WHAT YOU WILL DO
Start at the line that contains "Give me the TikZ source for this diagram.", stop at the line that contains "($(#1.north west)+(#2,#3)$) rectangle", and repeat every line in that span, those two included, with no pictures.
[begin DATASET]
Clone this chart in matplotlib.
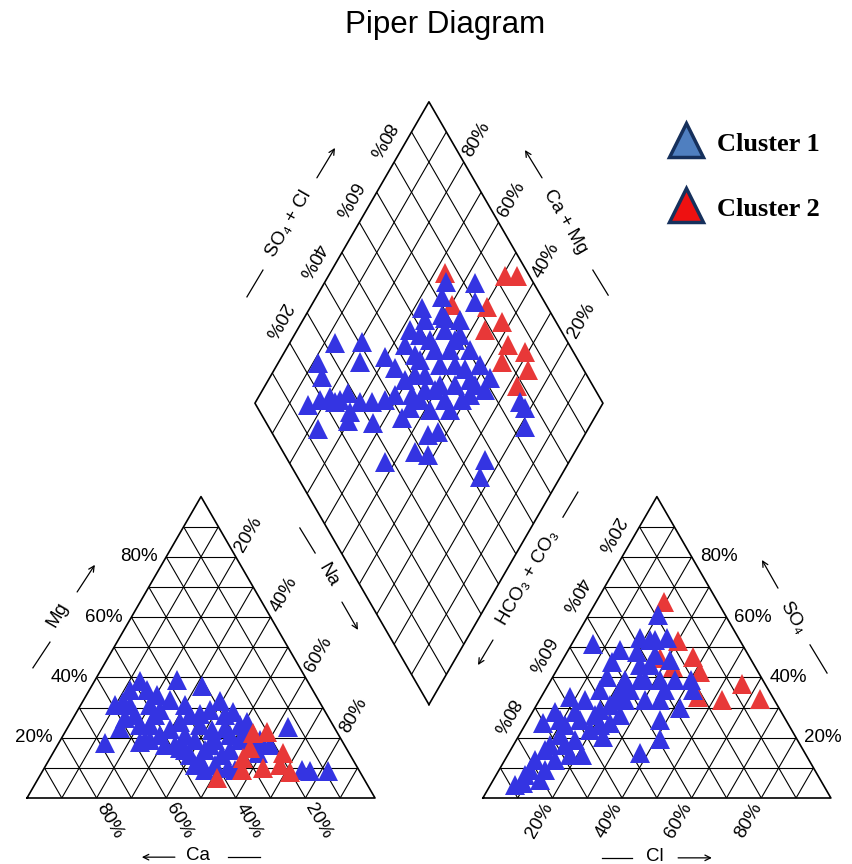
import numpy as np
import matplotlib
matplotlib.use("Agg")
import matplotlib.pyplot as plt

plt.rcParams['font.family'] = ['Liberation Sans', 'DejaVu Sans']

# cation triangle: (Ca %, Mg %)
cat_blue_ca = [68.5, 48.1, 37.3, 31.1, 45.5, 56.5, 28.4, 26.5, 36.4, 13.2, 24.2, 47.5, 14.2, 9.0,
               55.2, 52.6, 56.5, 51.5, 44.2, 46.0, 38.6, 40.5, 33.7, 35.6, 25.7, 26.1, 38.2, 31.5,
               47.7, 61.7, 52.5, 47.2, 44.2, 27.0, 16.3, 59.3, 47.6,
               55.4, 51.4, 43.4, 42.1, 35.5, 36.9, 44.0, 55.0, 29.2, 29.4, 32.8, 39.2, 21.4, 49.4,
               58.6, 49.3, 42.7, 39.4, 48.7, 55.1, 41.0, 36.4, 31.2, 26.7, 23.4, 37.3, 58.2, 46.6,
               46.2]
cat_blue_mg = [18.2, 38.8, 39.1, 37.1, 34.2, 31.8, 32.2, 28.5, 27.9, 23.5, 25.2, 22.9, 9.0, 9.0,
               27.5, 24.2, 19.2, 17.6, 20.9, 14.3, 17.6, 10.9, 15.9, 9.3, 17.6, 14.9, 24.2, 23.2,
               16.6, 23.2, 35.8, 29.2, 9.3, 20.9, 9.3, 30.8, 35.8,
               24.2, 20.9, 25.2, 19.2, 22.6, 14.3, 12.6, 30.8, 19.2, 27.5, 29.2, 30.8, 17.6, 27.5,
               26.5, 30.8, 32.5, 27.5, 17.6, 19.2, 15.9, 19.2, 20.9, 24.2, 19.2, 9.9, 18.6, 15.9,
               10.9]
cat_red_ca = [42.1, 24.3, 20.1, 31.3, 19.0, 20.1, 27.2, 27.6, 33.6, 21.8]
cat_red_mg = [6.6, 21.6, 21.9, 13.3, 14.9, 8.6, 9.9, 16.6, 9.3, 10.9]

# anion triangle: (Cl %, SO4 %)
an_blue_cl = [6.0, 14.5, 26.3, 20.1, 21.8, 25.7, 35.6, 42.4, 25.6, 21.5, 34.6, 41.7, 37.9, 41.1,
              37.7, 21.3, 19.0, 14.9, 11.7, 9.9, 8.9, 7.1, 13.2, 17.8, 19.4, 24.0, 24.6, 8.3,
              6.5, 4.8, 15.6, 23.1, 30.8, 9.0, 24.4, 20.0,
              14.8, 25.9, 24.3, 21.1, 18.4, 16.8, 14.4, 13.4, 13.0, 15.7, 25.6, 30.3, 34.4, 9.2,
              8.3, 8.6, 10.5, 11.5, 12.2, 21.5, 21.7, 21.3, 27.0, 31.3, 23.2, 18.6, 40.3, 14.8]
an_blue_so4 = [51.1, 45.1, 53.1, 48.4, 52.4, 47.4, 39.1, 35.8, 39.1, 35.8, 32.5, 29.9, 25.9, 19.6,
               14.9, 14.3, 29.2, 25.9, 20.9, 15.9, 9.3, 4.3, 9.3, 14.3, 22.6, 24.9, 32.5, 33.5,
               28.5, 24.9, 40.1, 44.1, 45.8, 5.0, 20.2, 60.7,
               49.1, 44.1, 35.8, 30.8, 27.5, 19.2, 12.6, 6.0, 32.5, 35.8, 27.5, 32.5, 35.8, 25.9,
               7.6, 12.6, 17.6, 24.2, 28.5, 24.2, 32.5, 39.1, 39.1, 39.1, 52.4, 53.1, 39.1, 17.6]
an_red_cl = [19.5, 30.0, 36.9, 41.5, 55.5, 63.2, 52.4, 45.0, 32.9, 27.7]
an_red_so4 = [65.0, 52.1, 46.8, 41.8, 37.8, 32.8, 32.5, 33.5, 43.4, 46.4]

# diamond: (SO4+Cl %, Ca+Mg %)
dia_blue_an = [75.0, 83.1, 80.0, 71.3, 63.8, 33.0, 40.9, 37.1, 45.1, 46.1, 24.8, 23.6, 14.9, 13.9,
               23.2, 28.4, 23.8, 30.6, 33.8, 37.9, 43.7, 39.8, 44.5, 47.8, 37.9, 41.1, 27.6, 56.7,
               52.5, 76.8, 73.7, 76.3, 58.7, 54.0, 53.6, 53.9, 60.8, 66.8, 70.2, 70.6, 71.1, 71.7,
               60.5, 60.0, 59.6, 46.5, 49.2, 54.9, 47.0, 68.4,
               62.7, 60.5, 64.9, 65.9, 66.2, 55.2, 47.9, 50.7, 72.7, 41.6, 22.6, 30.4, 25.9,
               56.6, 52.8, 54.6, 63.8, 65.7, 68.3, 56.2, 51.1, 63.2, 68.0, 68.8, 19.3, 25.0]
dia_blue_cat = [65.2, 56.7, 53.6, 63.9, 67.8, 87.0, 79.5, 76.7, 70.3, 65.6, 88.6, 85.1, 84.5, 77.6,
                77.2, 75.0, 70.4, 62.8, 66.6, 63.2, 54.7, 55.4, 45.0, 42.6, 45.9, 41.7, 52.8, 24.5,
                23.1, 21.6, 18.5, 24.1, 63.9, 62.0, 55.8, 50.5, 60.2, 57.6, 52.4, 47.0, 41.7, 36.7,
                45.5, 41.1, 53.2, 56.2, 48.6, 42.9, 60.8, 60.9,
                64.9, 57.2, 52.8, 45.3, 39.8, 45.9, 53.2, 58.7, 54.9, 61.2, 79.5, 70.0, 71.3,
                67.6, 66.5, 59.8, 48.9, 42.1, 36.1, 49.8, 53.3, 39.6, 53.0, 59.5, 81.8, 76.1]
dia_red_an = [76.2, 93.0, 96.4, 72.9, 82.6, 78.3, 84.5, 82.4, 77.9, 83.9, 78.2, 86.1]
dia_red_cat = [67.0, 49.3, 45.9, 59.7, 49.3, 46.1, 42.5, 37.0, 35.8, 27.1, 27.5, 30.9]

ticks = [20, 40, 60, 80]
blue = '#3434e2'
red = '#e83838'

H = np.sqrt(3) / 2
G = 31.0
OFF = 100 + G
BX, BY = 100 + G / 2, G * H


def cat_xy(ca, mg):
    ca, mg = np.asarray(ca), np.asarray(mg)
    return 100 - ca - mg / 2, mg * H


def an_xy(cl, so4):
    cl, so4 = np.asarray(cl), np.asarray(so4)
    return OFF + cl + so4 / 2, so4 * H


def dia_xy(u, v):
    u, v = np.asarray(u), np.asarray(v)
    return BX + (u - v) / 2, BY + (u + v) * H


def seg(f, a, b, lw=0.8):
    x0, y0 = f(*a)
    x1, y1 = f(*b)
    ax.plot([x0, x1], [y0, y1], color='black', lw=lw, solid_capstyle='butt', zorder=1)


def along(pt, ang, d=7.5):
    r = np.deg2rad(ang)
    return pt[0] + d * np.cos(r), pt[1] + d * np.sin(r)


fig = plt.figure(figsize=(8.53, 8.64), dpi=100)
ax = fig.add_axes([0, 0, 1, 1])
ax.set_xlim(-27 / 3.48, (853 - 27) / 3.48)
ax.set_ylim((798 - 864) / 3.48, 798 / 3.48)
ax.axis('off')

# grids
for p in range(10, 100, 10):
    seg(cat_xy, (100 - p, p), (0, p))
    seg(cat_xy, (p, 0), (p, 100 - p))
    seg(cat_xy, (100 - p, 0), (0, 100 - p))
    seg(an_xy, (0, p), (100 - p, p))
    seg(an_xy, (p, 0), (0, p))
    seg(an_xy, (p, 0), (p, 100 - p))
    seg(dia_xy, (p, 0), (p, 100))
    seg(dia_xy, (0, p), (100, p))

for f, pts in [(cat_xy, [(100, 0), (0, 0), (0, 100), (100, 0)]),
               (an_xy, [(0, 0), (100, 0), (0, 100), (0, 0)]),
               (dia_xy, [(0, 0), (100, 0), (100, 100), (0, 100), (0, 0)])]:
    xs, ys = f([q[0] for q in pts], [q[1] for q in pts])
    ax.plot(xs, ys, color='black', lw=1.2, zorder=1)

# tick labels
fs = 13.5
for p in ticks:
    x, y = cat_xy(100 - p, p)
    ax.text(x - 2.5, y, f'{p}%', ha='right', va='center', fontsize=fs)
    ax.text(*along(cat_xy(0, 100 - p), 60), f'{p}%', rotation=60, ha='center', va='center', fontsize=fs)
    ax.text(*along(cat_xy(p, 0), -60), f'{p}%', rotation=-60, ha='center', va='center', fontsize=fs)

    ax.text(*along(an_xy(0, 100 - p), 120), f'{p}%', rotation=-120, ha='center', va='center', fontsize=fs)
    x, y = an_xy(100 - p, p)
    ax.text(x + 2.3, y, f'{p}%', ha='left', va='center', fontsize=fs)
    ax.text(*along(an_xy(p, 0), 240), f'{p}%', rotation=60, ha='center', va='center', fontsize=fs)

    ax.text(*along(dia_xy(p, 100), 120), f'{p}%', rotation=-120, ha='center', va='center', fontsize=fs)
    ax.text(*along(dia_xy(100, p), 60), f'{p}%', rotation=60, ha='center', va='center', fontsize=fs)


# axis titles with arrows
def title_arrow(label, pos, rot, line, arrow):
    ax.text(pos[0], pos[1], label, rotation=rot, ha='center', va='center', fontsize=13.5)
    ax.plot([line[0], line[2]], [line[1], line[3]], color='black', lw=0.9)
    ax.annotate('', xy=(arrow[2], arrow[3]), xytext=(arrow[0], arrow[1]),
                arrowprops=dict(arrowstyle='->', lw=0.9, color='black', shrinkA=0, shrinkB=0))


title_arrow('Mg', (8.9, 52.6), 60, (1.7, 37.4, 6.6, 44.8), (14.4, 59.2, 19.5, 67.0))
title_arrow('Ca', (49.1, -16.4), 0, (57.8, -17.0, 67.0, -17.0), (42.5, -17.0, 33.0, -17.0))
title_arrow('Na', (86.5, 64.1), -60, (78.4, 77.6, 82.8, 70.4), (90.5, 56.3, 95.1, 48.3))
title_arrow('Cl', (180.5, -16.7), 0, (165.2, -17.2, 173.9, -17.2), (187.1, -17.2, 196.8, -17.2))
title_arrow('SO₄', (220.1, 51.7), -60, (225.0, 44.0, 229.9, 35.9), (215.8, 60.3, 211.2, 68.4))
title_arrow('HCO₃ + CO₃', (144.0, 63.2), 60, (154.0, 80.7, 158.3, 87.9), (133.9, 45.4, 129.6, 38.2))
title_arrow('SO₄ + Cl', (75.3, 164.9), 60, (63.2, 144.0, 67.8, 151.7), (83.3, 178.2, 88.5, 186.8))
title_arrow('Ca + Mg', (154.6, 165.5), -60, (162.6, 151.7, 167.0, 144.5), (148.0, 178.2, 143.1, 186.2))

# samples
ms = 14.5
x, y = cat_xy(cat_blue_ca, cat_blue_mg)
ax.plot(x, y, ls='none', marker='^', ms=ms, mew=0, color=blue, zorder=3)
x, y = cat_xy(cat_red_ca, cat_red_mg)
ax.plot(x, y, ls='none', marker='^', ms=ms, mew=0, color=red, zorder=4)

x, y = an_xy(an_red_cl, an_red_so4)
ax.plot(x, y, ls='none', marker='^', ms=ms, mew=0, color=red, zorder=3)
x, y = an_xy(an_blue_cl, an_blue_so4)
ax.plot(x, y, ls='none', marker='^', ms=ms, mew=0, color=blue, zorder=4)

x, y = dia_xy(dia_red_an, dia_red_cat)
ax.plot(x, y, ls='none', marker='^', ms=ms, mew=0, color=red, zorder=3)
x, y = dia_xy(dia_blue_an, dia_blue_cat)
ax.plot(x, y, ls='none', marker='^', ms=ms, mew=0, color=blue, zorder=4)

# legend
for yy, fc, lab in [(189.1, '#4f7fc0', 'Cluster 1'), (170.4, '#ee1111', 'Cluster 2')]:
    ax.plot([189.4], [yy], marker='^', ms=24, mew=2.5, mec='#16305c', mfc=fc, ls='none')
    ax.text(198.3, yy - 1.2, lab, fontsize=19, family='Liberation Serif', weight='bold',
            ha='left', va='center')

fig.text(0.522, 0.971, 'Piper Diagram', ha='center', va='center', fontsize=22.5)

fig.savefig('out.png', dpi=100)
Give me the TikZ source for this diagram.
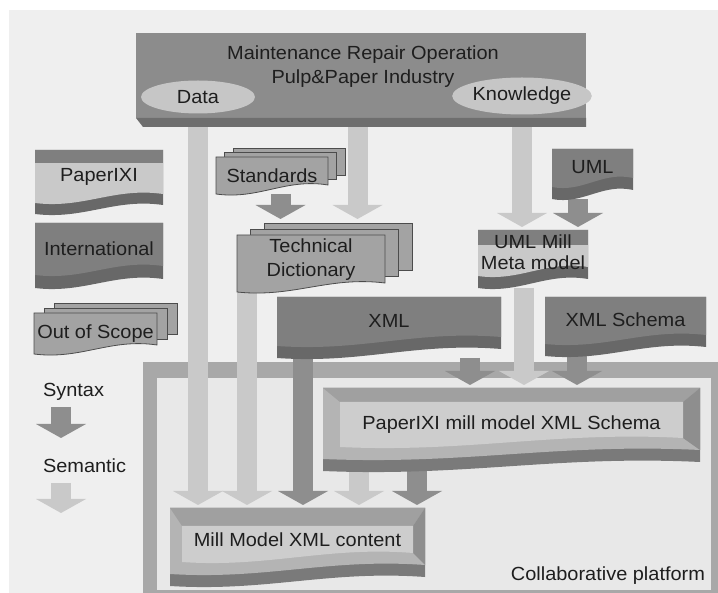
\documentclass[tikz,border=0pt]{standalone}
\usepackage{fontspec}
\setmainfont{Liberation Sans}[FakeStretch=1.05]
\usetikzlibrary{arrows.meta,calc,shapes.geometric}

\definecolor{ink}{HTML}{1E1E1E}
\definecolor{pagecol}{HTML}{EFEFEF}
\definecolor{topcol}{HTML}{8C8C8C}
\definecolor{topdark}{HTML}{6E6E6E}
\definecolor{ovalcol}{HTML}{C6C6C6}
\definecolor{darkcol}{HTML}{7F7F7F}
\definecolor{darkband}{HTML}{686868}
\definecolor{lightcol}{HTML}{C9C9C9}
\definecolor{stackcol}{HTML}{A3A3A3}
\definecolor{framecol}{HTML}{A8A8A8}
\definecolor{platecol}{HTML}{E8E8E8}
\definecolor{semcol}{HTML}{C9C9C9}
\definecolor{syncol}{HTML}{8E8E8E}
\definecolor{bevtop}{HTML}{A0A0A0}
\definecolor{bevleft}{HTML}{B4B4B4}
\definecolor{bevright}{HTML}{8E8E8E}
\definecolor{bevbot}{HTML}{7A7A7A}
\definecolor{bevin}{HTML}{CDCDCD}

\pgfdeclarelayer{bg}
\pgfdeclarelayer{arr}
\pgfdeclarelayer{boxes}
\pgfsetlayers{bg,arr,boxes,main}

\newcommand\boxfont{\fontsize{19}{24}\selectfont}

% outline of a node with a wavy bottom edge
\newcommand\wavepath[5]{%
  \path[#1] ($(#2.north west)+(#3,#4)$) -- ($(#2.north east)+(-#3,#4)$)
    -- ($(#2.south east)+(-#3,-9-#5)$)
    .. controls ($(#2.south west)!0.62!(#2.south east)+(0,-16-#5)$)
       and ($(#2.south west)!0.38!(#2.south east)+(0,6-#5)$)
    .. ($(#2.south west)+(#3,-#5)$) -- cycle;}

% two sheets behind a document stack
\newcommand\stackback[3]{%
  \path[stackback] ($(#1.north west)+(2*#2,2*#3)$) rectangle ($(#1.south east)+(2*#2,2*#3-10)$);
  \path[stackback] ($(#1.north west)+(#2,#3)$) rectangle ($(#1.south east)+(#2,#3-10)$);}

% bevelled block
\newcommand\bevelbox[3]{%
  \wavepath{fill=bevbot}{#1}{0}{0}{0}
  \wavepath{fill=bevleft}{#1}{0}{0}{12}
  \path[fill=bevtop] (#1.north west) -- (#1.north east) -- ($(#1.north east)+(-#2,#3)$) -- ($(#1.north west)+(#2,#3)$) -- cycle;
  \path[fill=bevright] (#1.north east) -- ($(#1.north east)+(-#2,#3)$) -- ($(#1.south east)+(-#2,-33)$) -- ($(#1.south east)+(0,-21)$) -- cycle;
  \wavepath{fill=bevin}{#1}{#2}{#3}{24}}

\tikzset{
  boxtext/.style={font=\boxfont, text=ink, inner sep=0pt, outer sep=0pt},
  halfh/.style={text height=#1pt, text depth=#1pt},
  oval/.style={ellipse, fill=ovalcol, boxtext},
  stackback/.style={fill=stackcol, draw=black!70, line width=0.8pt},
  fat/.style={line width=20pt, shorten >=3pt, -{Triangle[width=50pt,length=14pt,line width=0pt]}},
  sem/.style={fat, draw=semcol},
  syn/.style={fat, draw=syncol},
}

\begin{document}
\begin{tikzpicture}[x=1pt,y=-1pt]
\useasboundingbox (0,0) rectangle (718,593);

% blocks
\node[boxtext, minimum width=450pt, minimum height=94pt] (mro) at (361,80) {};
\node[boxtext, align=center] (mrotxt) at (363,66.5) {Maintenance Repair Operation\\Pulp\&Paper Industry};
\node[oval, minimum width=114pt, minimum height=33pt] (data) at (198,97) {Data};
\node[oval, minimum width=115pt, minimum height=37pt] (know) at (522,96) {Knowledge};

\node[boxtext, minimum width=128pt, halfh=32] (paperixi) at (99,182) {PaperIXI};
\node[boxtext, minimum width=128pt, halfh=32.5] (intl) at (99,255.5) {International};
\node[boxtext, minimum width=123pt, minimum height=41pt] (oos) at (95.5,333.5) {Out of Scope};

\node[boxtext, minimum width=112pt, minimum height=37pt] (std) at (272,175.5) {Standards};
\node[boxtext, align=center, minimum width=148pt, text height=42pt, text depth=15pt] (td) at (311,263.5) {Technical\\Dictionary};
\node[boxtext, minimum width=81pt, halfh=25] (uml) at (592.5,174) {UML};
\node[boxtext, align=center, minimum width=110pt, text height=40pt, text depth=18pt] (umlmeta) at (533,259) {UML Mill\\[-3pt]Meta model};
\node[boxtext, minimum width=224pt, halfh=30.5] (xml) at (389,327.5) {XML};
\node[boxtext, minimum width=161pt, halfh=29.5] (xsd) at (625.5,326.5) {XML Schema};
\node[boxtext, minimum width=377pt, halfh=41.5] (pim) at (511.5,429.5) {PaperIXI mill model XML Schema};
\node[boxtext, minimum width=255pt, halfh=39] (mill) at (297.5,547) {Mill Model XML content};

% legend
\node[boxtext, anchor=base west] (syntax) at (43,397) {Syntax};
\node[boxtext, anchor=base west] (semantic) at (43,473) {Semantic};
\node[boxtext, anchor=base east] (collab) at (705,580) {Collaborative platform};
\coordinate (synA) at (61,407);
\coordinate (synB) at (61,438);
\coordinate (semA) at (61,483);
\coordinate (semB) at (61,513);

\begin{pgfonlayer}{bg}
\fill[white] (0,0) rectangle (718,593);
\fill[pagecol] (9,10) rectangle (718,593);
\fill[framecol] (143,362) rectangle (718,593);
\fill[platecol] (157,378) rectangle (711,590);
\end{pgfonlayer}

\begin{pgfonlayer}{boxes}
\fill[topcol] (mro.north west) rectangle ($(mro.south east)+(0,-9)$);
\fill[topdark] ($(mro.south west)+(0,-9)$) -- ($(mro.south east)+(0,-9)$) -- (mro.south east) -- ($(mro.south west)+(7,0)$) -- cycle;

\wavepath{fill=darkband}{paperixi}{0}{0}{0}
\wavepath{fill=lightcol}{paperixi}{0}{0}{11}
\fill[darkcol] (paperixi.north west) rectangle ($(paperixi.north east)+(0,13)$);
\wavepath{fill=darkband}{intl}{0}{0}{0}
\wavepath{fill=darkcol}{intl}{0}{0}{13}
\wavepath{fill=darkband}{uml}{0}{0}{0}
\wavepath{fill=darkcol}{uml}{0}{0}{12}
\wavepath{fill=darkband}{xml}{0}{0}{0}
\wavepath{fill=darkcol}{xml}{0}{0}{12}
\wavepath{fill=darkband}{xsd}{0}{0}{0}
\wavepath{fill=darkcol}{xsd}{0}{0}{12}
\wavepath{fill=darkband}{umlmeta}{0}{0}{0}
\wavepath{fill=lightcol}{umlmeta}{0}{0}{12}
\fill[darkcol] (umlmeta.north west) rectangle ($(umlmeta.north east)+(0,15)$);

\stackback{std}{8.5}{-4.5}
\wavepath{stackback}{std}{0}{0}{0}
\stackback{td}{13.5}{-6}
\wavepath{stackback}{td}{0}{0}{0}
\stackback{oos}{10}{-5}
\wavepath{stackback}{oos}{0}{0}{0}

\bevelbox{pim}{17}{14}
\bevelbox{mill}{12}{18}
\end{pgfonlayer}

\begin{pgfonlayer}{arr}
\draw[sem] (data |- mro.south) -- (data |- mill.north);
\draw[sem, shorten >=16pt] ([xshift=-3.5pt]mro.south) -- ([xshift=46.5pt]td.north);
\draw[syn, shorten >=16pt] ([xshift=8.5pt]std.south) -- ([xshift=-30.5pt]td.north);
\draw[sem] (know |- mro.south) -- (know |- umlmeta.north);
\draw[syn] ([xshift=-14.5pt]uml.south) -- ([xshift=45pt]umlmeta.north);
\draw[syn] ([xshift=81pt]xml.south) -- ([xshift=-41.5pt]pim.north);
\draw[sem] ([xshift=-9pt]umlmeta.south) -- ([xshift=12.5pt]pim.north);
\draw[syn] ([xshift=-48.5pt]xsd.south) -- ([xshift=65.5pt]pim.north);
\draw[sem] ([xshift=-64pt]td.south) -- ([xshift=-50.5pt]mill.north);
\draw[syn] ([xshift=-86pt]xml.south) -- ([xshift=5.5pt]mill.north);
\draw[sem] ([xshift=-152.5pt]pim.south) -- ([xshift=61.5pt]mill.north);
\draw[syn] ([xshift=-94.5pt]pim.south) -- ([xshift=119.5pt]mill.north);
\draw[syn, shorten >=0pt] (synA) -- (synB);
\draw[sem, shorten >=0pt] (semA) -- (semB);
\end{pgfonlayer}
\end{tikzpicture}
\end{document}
[end DATASET]
CORRECT OUTPUT
Give me the TikZ source for this diagram.
\documentclass[tikz,border=0pt]{standalone}
\usepackage{fontspec}
\setmainfont{Liberation Sans}[FakeStretch=1.05]
\usetikzlibrary{arrows.meta,calc,shapes.geometric}

\definecolor{ink}{HTML}{1E1E1E}
\definecolor{pagecol}{HTML}{EFEFEF}
\definecolor{topcol}{HTML}{8C8C8C}
\definecolor{topdark}{HTML}{6E6E6E}
\definecolor{ovalcol}{HTML}{C6C6C6}
\definecolor{darkcol}{HTML}{7F7F7F}
\definecolor{darkband}{HTML}{686868}
\definecolor{lightcol}{HTML}{C9C9C9}
\definecolor{stackcol}{HTML}{A3A3A3}
\definecolor{framecol}{HTML}{A8A8A8}
\definecolor{platecol}{HTML}{E8E8E8}
\definecolor{semcol}{HTML}{C9C9C9}
\definecolor{syncol}{HTML}{8E8E8E}
\definecolor{bevtop}{HTML}{A0A0A0}
\definecolor{bevleft}{HTML}{B4B4B4}
\definecolor{bevright}{HTML}{8E8E8E}
\definecolor{bevbot}{HTML}{7A7A7A}
\definecolor{bevin}{HTML}{CDCDCD}

\pgfdeclarelayer{bg}
\pgfdeclarelayer{arr}
\pgfdeclarelayer{boxes}
\pgfsetlayers{bg,arr,boxes,main}

\newcommand\boxfont{\fontsize{19}{24}\selectfont}

% outline of a node with a wavy bottom edge
\newcommand\wavepath[5]{%
  \path[#1] ($(#2.north west)+(#3,#4)$) -- ($(#2.north east)+(-#3,#4)$)
    -- ($(#2.south east)+(-#3,-9-#5)$)
    .. controls ($(#2.south west)!0.62!(#2.south east)+(0,-16-#5)$)
       and ($(#2.south west)!0.38!(#2.south east)+(0,6-#5)$)
    .. ($(#2.south west)+(#3,-#5)$) -- cycle;}

% two sheets behind a document stack
\newcommand\stackback[3]{%
  \path[stackback] ($(#1.north west)+(2*#2,2*#3)$) rectangle ($(#1.south east)+(2*#2,2*#3-10)$);
  \path[stackback] ($(#1.north west)+(#2,#3)$) rectangle ($(#1.south east)+(#2,#3-10)$);}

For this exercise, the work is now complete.